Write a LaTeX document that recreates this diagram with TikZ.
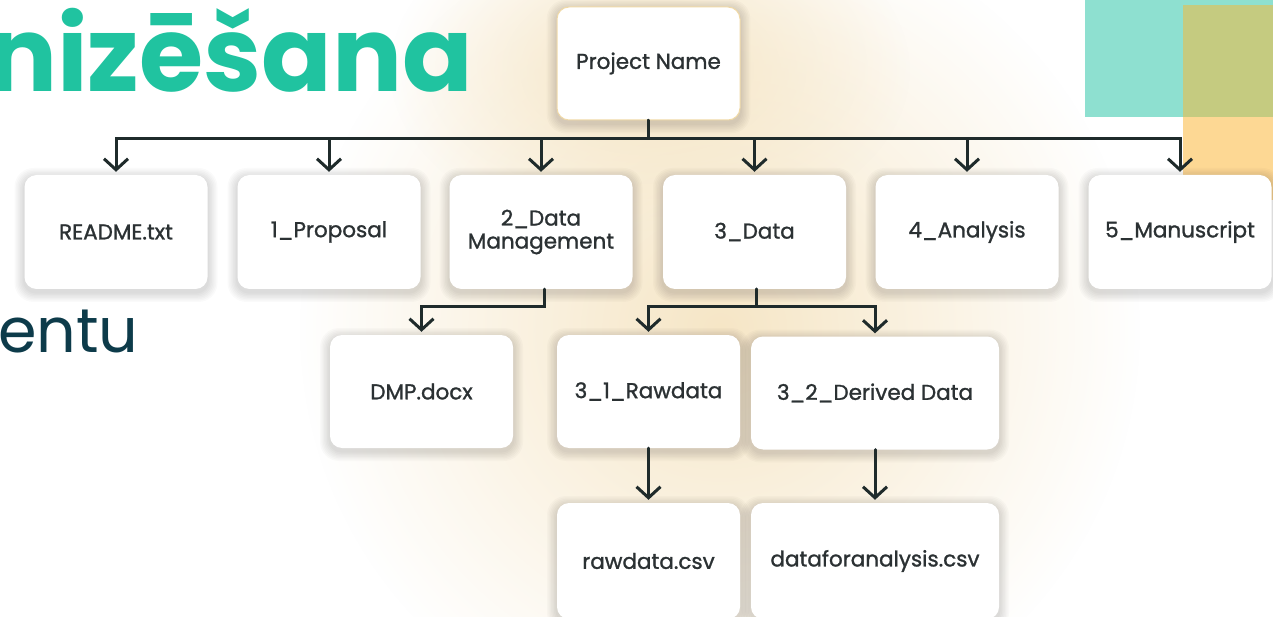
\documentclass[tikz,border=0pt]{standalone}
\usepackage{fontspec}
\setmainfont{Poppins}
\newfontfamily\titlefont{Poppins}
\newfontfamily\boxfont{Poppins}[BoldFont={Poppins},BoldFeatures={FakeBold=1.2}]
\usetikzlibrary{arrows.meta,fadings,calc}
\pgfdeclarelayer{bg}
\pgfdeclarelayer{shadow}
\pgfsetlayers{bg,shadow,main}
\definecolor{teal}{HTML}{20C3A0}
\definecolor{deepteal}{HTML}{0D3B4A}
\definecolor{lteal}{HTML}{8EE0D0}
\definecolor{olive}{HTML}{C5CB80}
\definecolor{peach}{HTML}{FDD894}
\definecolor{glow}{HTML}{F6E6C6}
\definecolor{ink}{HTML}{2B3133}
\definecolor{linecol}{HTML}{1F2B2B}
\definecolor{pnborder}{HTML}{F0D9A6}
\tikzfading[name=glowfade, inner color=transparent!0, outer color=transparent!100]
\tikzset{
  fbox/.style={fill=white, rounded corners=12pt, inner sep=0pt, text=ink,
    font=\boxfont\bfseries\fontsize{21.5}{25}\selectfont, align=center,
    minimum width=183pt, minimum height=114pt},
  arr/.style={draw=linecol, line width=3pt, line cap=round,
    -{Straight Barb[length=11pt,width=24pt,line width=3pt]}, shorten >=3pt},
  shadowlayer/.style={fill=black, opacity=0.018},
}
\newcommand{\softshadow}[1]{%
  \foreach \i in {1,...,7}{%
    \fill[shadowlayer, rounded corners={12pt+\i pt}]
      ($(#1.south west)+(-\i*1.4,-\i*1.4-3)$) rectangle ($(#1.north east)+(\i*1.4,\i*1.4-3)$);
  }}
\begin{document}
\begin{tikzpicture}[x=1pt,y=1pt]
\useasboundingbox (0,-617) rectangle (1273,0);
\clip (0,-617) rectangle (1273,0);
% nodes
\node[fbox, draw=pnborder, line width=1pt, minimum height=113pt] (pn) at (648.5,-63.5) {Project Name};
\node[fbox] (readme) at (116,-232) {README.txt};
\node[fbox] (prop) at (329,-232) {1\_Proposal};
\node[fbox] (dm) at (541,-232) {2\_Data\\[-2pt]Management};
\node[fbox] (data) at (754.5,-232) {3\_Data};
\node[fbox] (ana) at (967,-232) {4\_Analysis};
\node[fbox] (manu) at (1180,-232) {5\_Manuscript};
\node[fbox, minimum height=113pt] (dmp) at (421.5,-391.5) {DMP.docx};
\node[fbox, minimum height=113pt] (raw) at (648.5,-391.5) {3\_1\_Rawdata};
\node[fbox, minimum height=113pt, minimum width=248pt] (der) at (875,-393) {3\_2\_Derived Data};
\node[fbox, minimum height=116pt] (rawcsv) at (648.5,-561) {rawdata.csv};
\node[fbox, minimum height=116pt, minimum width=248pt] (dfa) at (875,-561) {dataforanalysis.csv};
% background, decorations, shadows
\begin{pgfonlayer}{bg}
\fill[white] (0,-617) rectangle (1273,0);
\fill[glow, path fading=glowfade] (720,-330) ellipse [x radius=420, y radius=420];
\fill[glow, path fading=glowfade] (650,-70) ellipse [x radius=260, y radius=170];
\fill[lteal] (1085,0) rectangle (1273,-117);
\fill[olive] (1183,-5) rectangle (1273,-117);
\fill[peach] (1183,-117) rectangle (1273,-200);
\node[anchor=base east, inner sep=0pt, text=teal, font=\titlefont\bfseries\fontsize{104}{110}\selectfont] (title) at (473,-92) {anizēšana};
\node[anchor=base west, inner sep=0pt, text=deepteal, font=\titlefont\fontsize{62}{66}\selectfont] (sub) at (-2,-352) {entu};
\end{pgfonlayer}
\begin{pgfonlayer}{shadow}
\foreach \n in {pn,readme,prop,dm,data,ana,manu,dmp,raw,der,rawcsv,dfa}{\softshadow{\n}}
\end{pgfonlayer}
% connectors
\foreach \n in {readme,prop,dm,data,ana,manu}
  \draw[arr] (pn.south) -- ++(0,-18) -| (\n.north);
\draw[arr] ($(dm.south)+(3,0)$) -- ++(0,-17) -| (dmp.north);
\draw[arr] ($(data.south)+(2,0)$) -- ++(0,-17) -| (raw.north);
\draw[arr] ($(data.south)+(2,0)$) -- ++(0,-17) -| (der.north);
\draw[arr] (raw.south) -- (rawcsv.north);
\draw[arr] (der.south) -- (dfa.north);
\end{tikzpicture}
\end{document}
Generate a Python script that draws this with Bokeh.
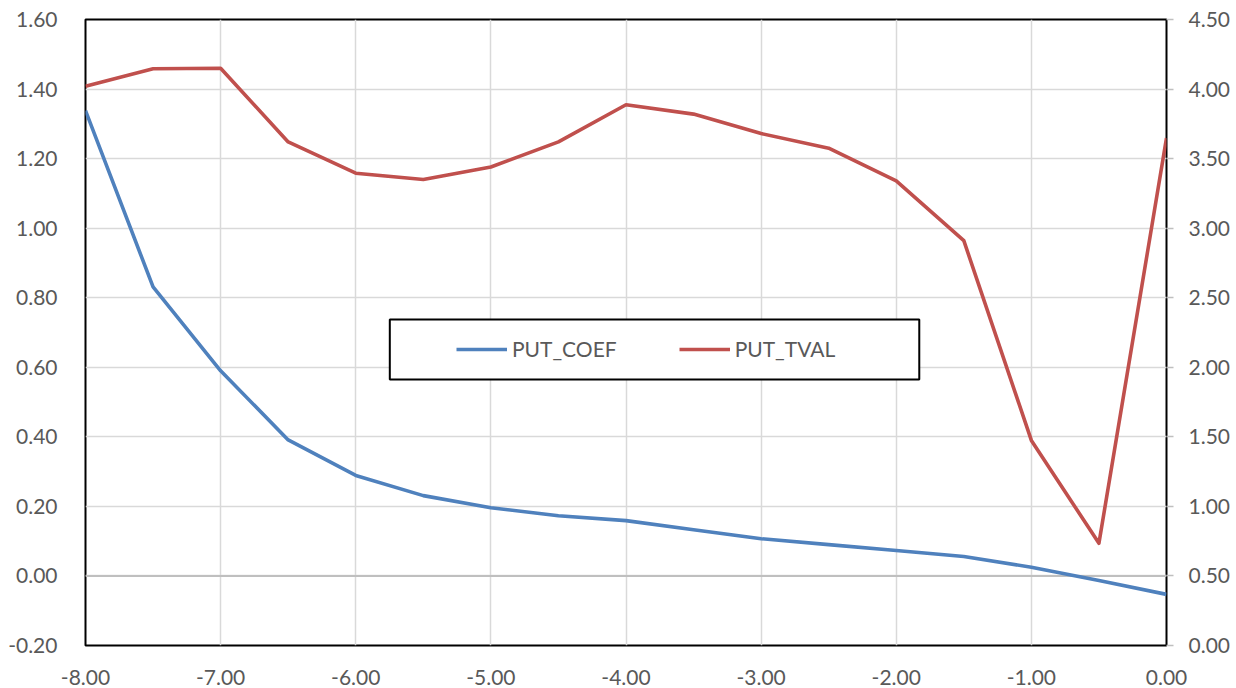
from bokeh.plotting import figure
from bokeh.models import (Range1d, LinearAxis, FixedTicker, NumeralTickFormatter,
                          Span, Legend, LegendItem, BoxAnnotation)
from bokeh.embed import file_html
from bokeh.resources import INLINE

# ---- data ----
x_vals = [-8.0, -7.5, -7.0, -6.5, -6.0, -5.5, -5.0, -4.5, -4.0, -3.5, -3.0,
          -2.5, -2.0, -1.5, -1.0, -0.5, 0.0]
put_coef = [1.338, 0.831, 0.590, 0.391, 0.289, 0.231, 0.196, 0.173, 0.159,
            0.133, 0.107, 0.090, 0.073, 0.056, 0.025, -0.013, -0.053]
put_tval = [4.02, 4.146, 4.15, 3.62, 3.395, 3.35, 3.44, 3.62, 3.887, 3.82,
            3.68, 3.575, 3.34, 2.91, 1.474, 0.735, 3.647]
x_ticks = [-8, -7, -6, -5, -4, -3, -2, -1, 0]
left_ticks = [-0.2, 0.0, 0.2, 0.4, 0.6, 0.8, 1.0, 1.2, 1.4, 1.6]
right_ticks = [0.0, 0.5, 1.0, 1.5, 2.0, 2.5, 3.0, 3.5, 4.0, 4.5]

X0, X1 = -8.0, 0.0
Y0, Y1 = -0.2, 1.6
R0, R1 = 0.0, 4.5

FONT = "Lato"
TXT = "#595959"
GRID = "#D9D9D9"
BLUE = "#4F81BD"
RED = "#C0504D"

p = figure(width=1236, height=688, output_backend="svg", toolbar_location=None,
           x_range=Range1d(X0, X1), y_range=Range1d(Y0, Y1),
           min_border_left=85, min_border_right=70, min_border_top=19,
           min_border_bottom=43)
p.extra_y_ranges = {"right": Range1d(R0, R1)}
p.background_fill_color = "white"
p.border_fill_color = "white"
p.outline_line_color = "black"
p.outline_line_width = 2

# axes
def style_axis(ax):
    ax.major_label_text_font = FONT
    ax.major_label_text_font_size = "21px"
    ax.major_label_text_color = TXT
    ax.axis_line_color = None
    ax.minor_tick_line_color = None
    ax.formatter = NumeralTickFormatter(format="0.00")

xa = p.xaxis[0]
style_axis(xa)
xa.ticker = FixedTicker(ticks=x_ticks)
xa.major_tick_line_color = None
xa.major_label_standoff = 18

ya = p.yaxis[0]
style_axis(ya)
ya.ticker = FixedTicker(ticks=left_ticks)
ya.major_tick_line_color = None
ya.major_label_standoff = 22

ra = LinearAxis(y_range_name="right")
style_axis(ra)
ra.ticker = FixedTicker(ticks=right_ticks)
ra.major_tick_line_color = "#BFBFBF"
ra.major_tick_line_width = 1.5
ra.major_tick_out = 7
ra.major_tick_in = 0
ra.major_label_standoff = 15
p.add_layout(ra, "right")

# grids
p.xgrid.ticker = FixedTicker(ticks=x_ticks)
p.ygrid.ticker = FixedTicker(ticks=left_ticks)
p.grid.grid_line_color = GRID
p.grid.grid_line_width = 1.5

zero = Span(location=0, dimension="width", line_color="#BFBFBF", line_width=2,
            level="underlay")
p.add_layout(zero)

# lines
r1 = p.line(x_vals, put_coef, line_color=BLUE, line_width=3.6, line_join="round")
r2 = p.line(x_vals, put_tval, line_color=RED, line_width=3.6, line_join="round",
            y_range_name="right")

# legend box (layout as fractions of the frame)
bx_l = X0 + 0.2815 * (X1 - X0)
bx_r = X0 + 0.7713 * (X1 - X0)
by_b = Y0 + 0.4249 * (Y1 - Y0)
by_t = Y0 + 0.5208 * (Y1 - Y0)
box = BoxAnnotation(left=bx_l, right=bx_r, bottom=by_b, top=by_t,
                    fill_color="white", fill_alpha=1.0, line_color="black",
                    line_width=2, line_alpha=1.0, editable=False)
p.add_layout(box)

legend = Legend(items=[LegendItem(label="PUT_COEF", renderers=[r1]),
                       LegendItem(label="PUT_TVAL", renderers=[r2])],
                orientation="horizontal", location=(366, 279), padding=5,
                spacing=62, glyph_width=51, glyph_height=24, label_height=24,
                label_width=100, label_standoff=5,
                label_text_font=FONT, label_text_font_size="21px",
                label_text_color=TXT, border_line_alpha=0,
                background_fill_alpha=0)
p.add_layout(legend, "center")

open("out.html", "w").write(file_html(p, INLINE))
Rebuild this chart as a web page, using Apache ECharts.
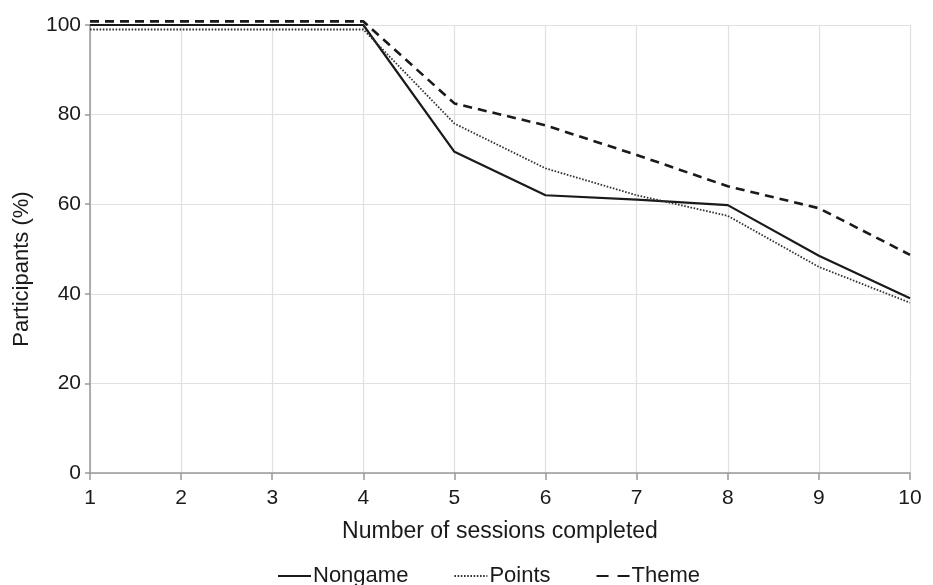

= = = = =

Your answer should be only a number: how many lines of the data above contain the string "that"?

2